The state’s Iowa Public Employees Retirement System has been pushed to the front of discussions in the past year and Reichman said he’d go so far as to say it was election year propaganda.

He said one person in the legislature made a motion to change the structure and it’s been scuttlebutt ever since then.

“It’s miscommunication. I would go so far in an election year to say it’s probably propaganda. I’ve seen a video out where she’s says ‘No’ not going to change it’.”

He said there is a funding shortfall and some adjustments were made to allow it to catch up over the next 20 years.

“There’s going to be a lot of people retiring in the next 20 years,” he said. “That needs to be monitored closely and, if it’s corrected, great. If it’s not, somebody’s going to have make a tough decision… a lot of people are going to have make a tough decision, and make sure that it’s corrected properly and continuing to increase its contributions to make sure it’s properly funded. As long as it continues to fund itself, it’s a good program.”


Reichman said Iowa’s waterways can never been clean enough. He said water quality has improved from the days when Lake Michigan caught on fire.

“I know we’ve gone to a lot of drainage tile to get water off farmland quicker and that promoted run-off and that’s not good, because there isn’t really much of a barrier after that.”

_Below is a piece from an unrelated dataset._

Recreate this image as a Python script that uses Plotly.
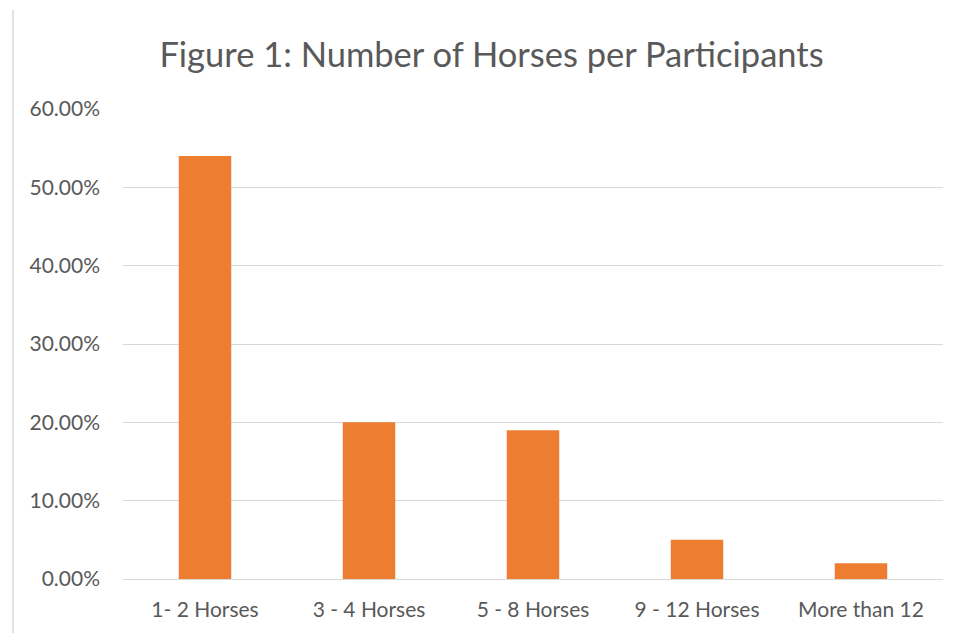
import plotly.graph_objects as go

categories = ["1- 2 Horses", "3 - 4 Horses", "5 - 8 Horses", "9 - 12 Horses", "More than 12"]
values = [0.54, 0.20, 0.19, 0.05, 0.02]
tick_vals = [0, 0.1, 0.2, 0.3, 0.4, 0.5, 0.6]
tick_text = ["0.00%", "10.00%", "20.00%", "30.00%", "40.00%", "50.00%", "60.00%"]

W, H = 956, 633
OFF = 8  # page body margin
L, T = 123 - OFF, 109 - OFF
pw, ph = 820, 470
R, B = W - L - pw, H - T - ph

fig = go.Figure(go.Bar(x=categories, y=values, marker=dict(color="#ED7D31", line=dict(width=0))))

fig.update_layout(
    width=W, height=H,
    margin=dict(l=L, r=R, t=T, b=B),
    paper_bgcolor="white", plot_bgcolor="white",
    font=dict(family="Lato", color="#595959", size=21),
    title=dict(text="Figure 1: Number of Horses per Participants",
               x=(491.5 - OFF) / W, xanchor="center",
               y=1 - (55 - OFF) / H, yanchor="middle", font=dict(size=34.5, color="#595959")),
    bargap=0.68,
    showlegend=False,
)
fig.update_yaxes(range=[0, 0.6], tickvals=tick_vals, ticktext=tick_text, showgrid=True,
                 gridcolor="#d9d9d9", gridwidth=1, zeroline=False, showline=False,
                 ticks="", ticklabelstandoff=22)
fig.update_xaxes(showline=True, linecolor="#d9d9d9", linewidth=1, ticks="", ticklabelstandoff=12)

xline = (13 - OFF - L) / pw
fig.add_shape(type="line", xref="paper", yref="paper",
              x0=xline, x1=xline, y0=(ph + T - (10 - OFF)) / ph, y1=-B / ph,
              line=dict(color="#d9d9d9", width=1.5))

fig.write_html("out.html")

He said a two-pronged approach where we look at ways to capture the chemicals and then looking at what farmers can do to reduce the amount of nitrates and phosphates is probably the best formula.

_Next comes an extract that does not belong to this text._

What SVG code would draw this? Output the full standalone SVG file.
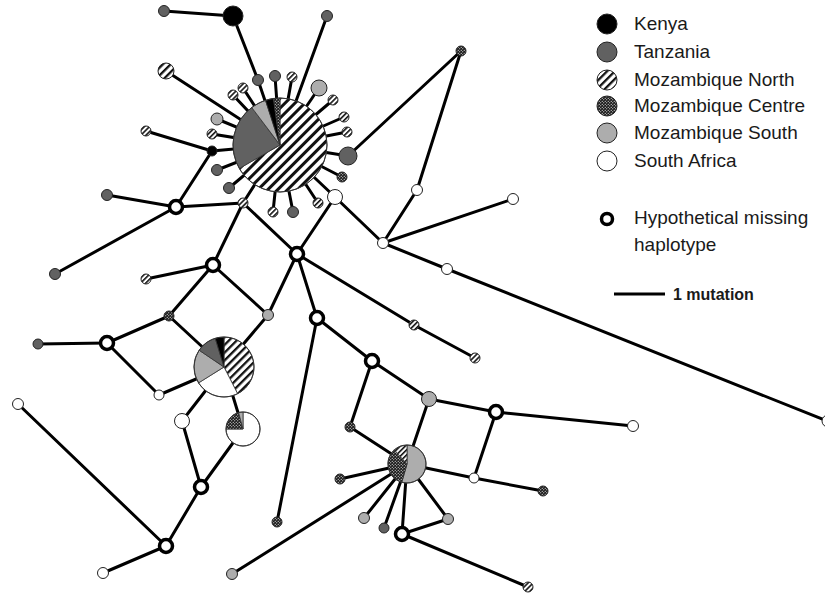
<svg xmlns="http://www.w3.org/2000/svg" width="825" height="594" viewBox="0 0 825 594">
<defs>
<pattern id="h7" patternUnits="userSpaceOnUse" width="7" height="7" patternTransform="rotate(45)"><rect width="7" height="7" fill="#fff"/><rect x="0" width="3" height="7" fill="#111"/></pattern>
<pattern id="h5" patternUnits="userSpaceOnUse" width="5.5" height="5.5" patternTransform="rotate(45)"><rect width="5.5" height="5.5" fill="#fff"/><rect x="0" width="2.3" height="5.5" fill="#111"/></pattern>
<pattern id="h3" patternUnits="userSpaceOnUse" width="3.6" height="3.6" patternTransform="rotate(45)"><rect width="3.6" height="3.6" fill="#fff"/><rect x="0" width="1.6" height="3.6" fill="#111"/></pattern>
<pattern id="ck" patternUnits="userSpaceOnUse" width="3" height="3"><rect width="3" height="3" fill="#1a1a1a"/><circle cx="0.75" cy="0.75" r="0.6" fill="#fff"/><circle cx="2.25" cy="2.25" r="0.6" fill="#fff"/></pattern>
</defs>
<style>
.e{stroke:#000;stroke-width:3;fill:none;stroke-linecap:round}
.n{stroke:#222;stroke-width:1}
.k{fill:#000}
.t{fill:#616161}
.ms{fill:#adadad}
.sa{fill:#fff}
.mn{fill:url(#h3)}
.mnb{fill:url(#h5)}
.mc{fill:url(#ck)}
.mi{fill:#fff;stroke:#000;stroke-width:3.5}
.sl{stroke:#333;stroke-width:0.8}
text{font-family:"Liberation Sans",Arial,sans-serif;fill:#1a1a1a}
.lg{font-size:19px}
.sc{font-size:16px;font-weight:bold}
</style>
<rect width="825" height="594" fill="#fff"/>
<g id="connectors">
<line class="e" x1="233" y1="16" x2="164" y2="11"/>
<line class="e" x1="233" y1="16" x2="258" y2="80"/>
<line class="e" x1="258" y1="80" x2="280" y2="145"/>
<line class="e" x1="275" y1="76" x2="280" y2="145"/>
<line class="e" x1="292" y1="77" x2="280" y2="145"/>
<line class="e" x1="327" y1="16" x2="280" y2="145"/>
<line class="e" x1="243" y1="88" x2="280" y2="145"/>
<line class="e" x1="233" y1="95" x2="280" y2="145"/>
<line class="e" x1="166" y1="71" x2="280" y2="145"/>
<line class="e" x1="217" y1="119" x2="280" y2="145"/>
<line class="e" x1="212" y1="134" x2="280" y2="145"/>
<line class="e" x1="212" y1="151" x2="280" y2="145"/>
<line class="e" x1="146" y1="131" x2="212" y2="151"/>
<line class="e" x1="212" y1="151" x2="176" y2="207"/>
<line class="e" x1="217" y1="170" x2="280" y2="145"/>
<line class="e" x1="229" y1="188" x2="280" y2="145"/>
<line class="e" x1="243" y1="203" x2="280" y2="145"/>
<line class="e" x1="273" y1="212" x2="280" y2="145"/>
<line class="e" x1="293" y1="212" x2="280" y2="145"/>
<line class="e" x1="318" y1="203" x2="280" y2="145"/>
<line class="e" x1="335" y1="197" x2="280" y2="145"/>
<line class="e" x1="342" y1="177" x2="280" y2="145"/>
<line class="e" x1="348" y1="156" x2="280" y2="145"/>
<line class="e" x1="347" y1="132" x2="280" y2="145"/>
<line class="e" x1="344" y1="117" x2="280" y2="145"/>
<line class="e" x1="333" y1="100" x2="280" y2="145"/>
<line class="e" x1="319" y1="88" x2="280" y2="145"/>
<line class="e" x1="348" y1="156" x2="461" y2="51"/>
<line class="e" x1="461" y1="51" x2="417" y2="190"/>
<line class="e" x1="417" y1="190" x2="383" y2="243"/>
<line class="e" x1="383" y1="243" x2="513" y2="199"/>
<line class="e" x1="383" y1="243" x2="447" y2="269"/>
<line class="e" x1="447" y1="269" x2="827" y2="421"/>
<line class="e" x1="335" y1="197" x2="383" y2="243"/>
<line class="e" x1="335" y1="197" x2="297" y2="254"/>
<line class="e" x1="176" y1="207" x2="107" y2="195"/>
<line class="e" x1="176" y1="207" x2="55" y2="274"/>
<line class="e" x1="176" y1="207" x2="243" y2="203"/>
<line class="e" x1="243" y1="203" x2="213" y2="265"/>
<line class="e" x1="243" y1="203" x2="297" y2="254"/>
<line class="e" x1="213" y1="265" x2="146" y2="279"/>
<line class="e" x1="213" y1="265" x2="169" y2="316"/>
<line class="e" x1="213" y1="265" x2="268" y2="315"/>
<line class="e" x1="297" y1="254" x2="268" y2="315"/>
<line class="e" x1="297" y1="254" x2="317" y2="318"/>
<line class="e" x1="297" y1="254" x2="414" y2="325"/>
<line class="e" x1="414" y1="325" x2="475" y2="358"/>
<line class="e" x1="169" y1="316" x2="107" y2="343"/>
<line class="e" x1="169" y1="316" x2="224" y2="367"/>
<line class="e" x1="107" y1="343" x2="38" y2="344"/>
<line class="e" x1="107" y1="343" x2="159" y2="395"/>
<line class="e" x1="159" y1="395" x2="224" y2="367"/>
<line class="e" x1="268" y1="315" x2="224" y2="367"/>
<line class="e" x1="224" y1="367" x2="182" y2="421"/>
<line class="e" x1="224" y1="367" x2="243" y2="429"/>
<line class="e" x1="182" y1="421" x2="201" y2="487"/>
<line class="e" x1="243" y1="429" x2="201" y2="487"/>
<line class="e" x1="201" y1="487" x2="166" y2="546"/>
<line class="e" x1="166" y1="546" x2="18" y2="404"/>
<line class="e" x1="166" y1="546" x2="103" y2="573"/>
<line class="e" x1="317" y1="318" x2="277" y2="522"/>
<line class="e" x1="317" y1="318" x2="372" y2="361"/>
<line class="e" x1="372" y1="361" x2="350" y2="427"/>
<line class="e" x1="372" y1="361" x2="429" y2="399"/>
<line class="e" x1="429" y1="399" x2="407" y2="464"/>
<line class="e" x1="429" y1="399" x2="496" y2="412"/>
<line class="e" x1="496" y1="412" x2="633" y2="426"/>
<line class="e" x1="496" y1="412" x2="474" y2="478"/>
<line class="e" x1="350" y1="427" x2="407" y2="464"/>
<line class="e" x1="340" y1="479" x2="407" y2="464"/>
<line class="e" x1="232" y1="574" x2="407" y2="464"/>
<line class="e" x1="364" y1="518" x2="407" y2="464"/>
<line class="e" x1="384" y1="528" x2="407" y2="464"/>
<line class="e" x1="402" y1="534" x2="407" y2="464"/>
<line class="e" x1="448" y1="519" x2="407" y2="464"/>
<line class="e" x1="474" y1="478" x2="407" y2="464"/>
<line class="e" x1="474" y1="478" x2="543" y2="491"/>
<line class="e" x1="402" y1="534" x2="448" y2="519"/>
<line class="e" x1="402" y1="534" x2="528" y2="587"/>
</g>
<g id="pie1">
<path class="sl" fill="url(#h7)" d="M280,145 L280,98 A47,47 0 1 1 239.3,168.5 Z"/>
<path class="sl t" d="M280,145 L239.3,168.5 A47,47 0 0 1 251.71,107.46 Z"/>
<path class="sl ms" d="M280,145 L251.71,107.46 A47,47 0 0 1 265.48,100.3 Z"/>
<path class="sl k" d="M280,145 L265.48,100.3 A47,47 0 0 1 273.46,98.46 Z"/>
<path class="sl mc" d="M280,145 L273.46,98.46 A47,47 0 0 1 280,98 Z"/>
<circle cx="280" cy="145" r="47" fill="none" stroke="#333" stroke-width="1"/>
</g>
<g id="pie2">
<path class="sl" fill="url(#h5)" d="M224,367 L224,337 A30,30 0 0 1 237.62,393.73 Z"/>
<path class="sl sa" d="M224,367 L237.62,393.73 A30,30 0 0 1 198.56,382.9 Z"/>
<path class="sl ms" d="M224,367 L198.56,382.9 A30,30 0 0 1 199.13,350.22 Z"/>
<path class="sl t" d="M224,367 L199.13,350.22 A30,30 0 0 1 215.23,338.31 Z"/>
<path class="sl k" d="M224,367 L215.23,338.31 A30,30 0 0 1 224,337 Z"/>
<circle cx="224" cy="367" r="30" fill="none" stroke="#333" stroke-width="1"/>
</g>
<g id="pie3">
<path class="sl sa" d="M243,429 L243,412 A17,17 0 1 1 226,429 Z"/>
<path class="sl mc" d="M243,429 L226,429 A17,17 0 0 1 238.6,412.58 Z"/>
<path class="sl ms" d="M243,429 L238.6,412.58 A17,17 0 0 1 243,412 Z"/>
<circle cx="243" cy="429" r="17" fill="none" stroke="#333" stroke-width="1"/>
</g>
<g id="pie4">
<path class="sl ms" d="M407,464 L407,445 A19,19 0 1 1 401.76,482.26 Z"/>
<path class="sl mc" d="M407,464 L401.76,482.26 A19,19 0 0 1 394.29,449.88 Z"/>
<path class="sl" fill="url(#h3)" d="M407,464 L394.29,449.88 A19,19 0 0 1 407,445 Z"/>
<circle cx="407" cy="464" r="19" fill="none" stroke="#333" stroke-width="1"/>
</g>
<g id="K1"><circle class="n k" cx="233" cy="16" r="10"/></g>
<g id="T1"><circle class="n t" cx="164" cy="11" r="5.5"/></g>
<g id="T2"><circle class="n t" cx="258" cy="80" r="5.5"/></g>
<g id="T3"><circle class="n t" cx="275" cy="76" r="5.5"/></g>
<g id="H1"><circle class="n mn" cx="292" cy="77" r="5"/></g>
<g id="T4"><circle class="n t" cx="327" cy="16" r="5.5"/></g>
<g id="H2"><circle class="n mn" cx="243" cy="88" r="5"/></g>
<g id="H3"><circle class="n mn" cx="233" cy="95" r="5"/></g>
<g id="HL"><circle class="n mnb" cx="166" cy="71" r="8"/></g>
<g id="MS1"><circle class="n ms" cx="217" cy="119" r="6"/></g>
<g id="H4"><circle class="n mn" cx="212" cy="134" r="5"/></g>
<g id="K2"><circle class="n k" cx="212" cy="151" r="5"/></g>
<g id="H5"><circle class="n mn" cx="146" cy="131" r="5"/></g>
<g id="T5"><circle class="n t" cx="217" cy="170" r="5.5"/></g>
<g id="T6"><circle class="n t" cx="229" cy="188" r="5.5"/></g>
<g id="H6"><circle class="n mn" cx="243" cy="203" r="5"/></g>
<g id="H7"><circle class="n mn" cx="273" cy="212" r="5"/></g>
<g id="T7"><circle class="n t" cx="293" cy="212" r="5.5"/></g>
<g id="H8"><circle class="n mn" cx="318" cy="203" r="5"/></g>
<g id="SA1"><circle class="n sa" cx="335" cy="197" r="7.5"/></g>
<g id="MC1"><circle class="n mc" cx="342" cy="177" r="5"/></g>
<g id="T8"><circle class="n t" cx="348" cy="156" r="9"/></g>
<g id="H9"><circle class="n mn" cx="347" cy="132" r="5"/></g>
<g id="H10"><circle class="n mn" cx="344" cy="117" r="5"/></g>
<g id="H11"><circle class="n mn" cx="333" cy="100" r="5"/></g>
<g id="MS2"><circle class="n ms" cx="319" cy="88" r="8"/></g>
<g id="MC2"><circle class="n mc" cx="461" cy="51" r="5"/></g>
<g id="SA2"><circle class="n sa" cx="417" cy="190" r="5.5"/></g>
<g id="SA3"><circle class="n sa" cx="383" cy="243" r="5.5"/></g>
<g id="SA4"><circle class="n sa" cx="513" cy="199" r="5.5"/></g>
<g id="SA5"><circle class="n sa" cx="447" cy="269" r="5.5"/></g>
<g id="SA6"><circle class="n sa" cx="828" cy="421" r="6"/></g>
<g id="M1"><circle class="mi" cx="176" cy="207" r="6.5"/></g>
<g id="T9"><circle class="n t" cx="107" cy="195" r="5.5"/></g>
<g id="T10"><circle class="n t" cx="55" cy="274" r="5.5"/></g>
<g id="M2"><circle class="mi" cx="297" cy="254" r="6.5"/></g>
<g id="M3"><circle class="mi" cx="213" cy="265" r="6.5"/></g>
<g id="H12"><circle class="n mn" cx="146" cy="279" r="5"/></g>
<g id="MC3"><circle class="n mc" cx="169" cy="316" r="5"/></g>
<g id="MS3"><circle class="n ms" cx="268" cy="315" r="5.5"/></g>
<g id="M4"><circle class="mi" cx="317" cy="318" r="6.5"/></g>
<g id="M5"><circle class="mi" cx="107" cy="343" r="6.5"/></g>
<g id="T11"><circle class="n t" cx="38" cy="344" r="5"/></g>
<g id="SA7"><circle class="n sa" cx="159" cy="395" r="5"/></g>
<g id="SA8"><circle class="n sa" cx="182" cy="421" r="7.5"/></g>
<g id="M6"><circle class="mi" cx="201" cy="487" r="6.5"/></g>
<g id="M7"><circle class="mi" cx="166" cy="546" r="6.5"/></g>
<g id="SA9"><circle class="n sa" cx="18" cy="404" r="5.5"/></g>
<g id="SA10"><circle class="n sa" cx="103" cy="573" r="5.5"/></g>
<g id="MC4"><circle class="n mc" cx="277" cy="522" r="5"/></g>
<g id="MS4"><circle class="n ms" cx="232" cy="574" r="5.5"/></g>
<g id="H13"><circle class="n mn" cx="414" cy="325" r="5"/></g>
<g id="H14"><circle class="n mn" cx="475" cy="358" r="5"/></g>
<g id="M8"><circle class="mi" cx="372" cy="361" r="6.5"/></g>
<g id="MS5"><circle class="n ms" cx="429" cy="399" r="7.5"/></g>
<g id="M9"><circle class="mi" cx="496" cy="412" r="6.5"/></g>
<g id="SA11"><circle class="n sa" cx="633" cy="426" r="5.5"/></g>
<g id="MC5"><circle class="n mc" cx="350" cy="427" r="5"/></g>
<g id="MC6"><circle class="n mc" cx="340" cy="479" r="5"/></g>
<g id="MS6"><circle class="n ms" cx="364" cy="518" r="5.5"/></g>
<g id="T12"><circle class="n t" cx="384" cy="528" r="5"/></g>
<g id="M10"><circle class="mi" cx="402" cy="534" r="6.5"/></g>
<g id="MS7"><circle class="n ms" cx="448" cy="519" r="5.5"/></g>
<g id="SA12"><circle class="n sa" cx="474" cy="478" r="5"/></g>
<g id="MC7"><circle class="n mc" cx="543" cy="491" r="5"/></g>
<g id="H15"><circle class="n mn" cx="528" cy="587" r="5"/></g>
<g id="legend">
<circle class="n k" cx="607" cy="24" r="10"/>
<circle class="n t" cx="607" cy="52" r="10"/>
<circle class="n mnb" cx="607" cy="80" r="10"/>
<circle class="n mc" cx="607" cy="106" r="10"/>
<circle class="n ms" cx="607" cy="133" r="10"/>
<circle class="n sa" cx="607" cy="161" r="10"/>
<circle class="mi" cx="607" cy="219" r="5.5" stroke-width="4"/>
<text class="lg" x="634" y="30">Kenya</text>
<text class="lg" x="634" y="58">Tanzania</text>
<text class="lg" x="634" y="86">Mozambique North</text>
<text class="lg" x="634" y="112">Mozambique Centre</text>
<text class="lg" x="634" y="139">Mozambique South</text>
<text class="lg" x="634" y="167">South Africa</text>
<text class="lg" x="634" y="224">Hypothetical missing</text>
<text class="lg" x="634" y="251">haplotype</text>
<line x1="614" y1="294" x2="665" y2="294" stroke="#000" stroke-width="3"/>
<text class="sc" x="673" y="300">1 mutation</text>
</g>
</svg>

“It would be nice to see catches to monitor the water. That’s what we do with industry to monitor that waste. This is Iowa, I don’t want to restrict farmers, but I don’t want them to hurt us in an effort to help us. I want to make sure what they are putting on the crops to make sure they grow properly and feed us all aren’t ultimately harming us in the long run.”


“What I’ve been pushing from the start is economic development. Yes, it’s finding more businesses to locate in Iowa and having existing businesses hire more and that’s happening and that’s great. The other thing is improving the standard of living. If we have a higher demand for jobs, the wages go up. Wages have been stagnant and repressed. Iowa has an extremely low cost of living here.”

“We’ve got to make sure we’re covering with education those shortfalls from these jobs that are left open. With recruiting of people, we’ve lost 10,000 people in Lee County in just over a decade so if you do an average wage in Lee County as $30,000…$300 million gone. Gone from the tax base, from people who buy a home, groceries, gas, clothes – all the activity that happens in the local economy.”

“We need to rebrand our education goals. Trying to shove everyone into a four-year program isn’t the route to go. Again at the state and federal level, we’ve got a bunch of lawyers and doctors and people with four-year degrees who think that’s the way to go. A shift in that process that we raise all our children to have four-year degrees needs to take place.”

“As I’ve said, I am a working guy, doing shift work at Roquette and there’s a misconception that if you’re a Republican you can’t represent the worker. I’ve punched a clock, I’ve worked shift work and weekends and holidays. I’ve been laid off and unemployed. I’ve been through those things and I understand people in Lee County are going through that. At the same time I’ve had the background and diversity with my business degree working in retail, manufacturing, military, all at different levels with many different people.”

‘I enjoy talking with people and I think I can bring that communication and the conversation to get people together. I’m open to everyone and appreciate their input and I’ll show value in that input, and get things done.”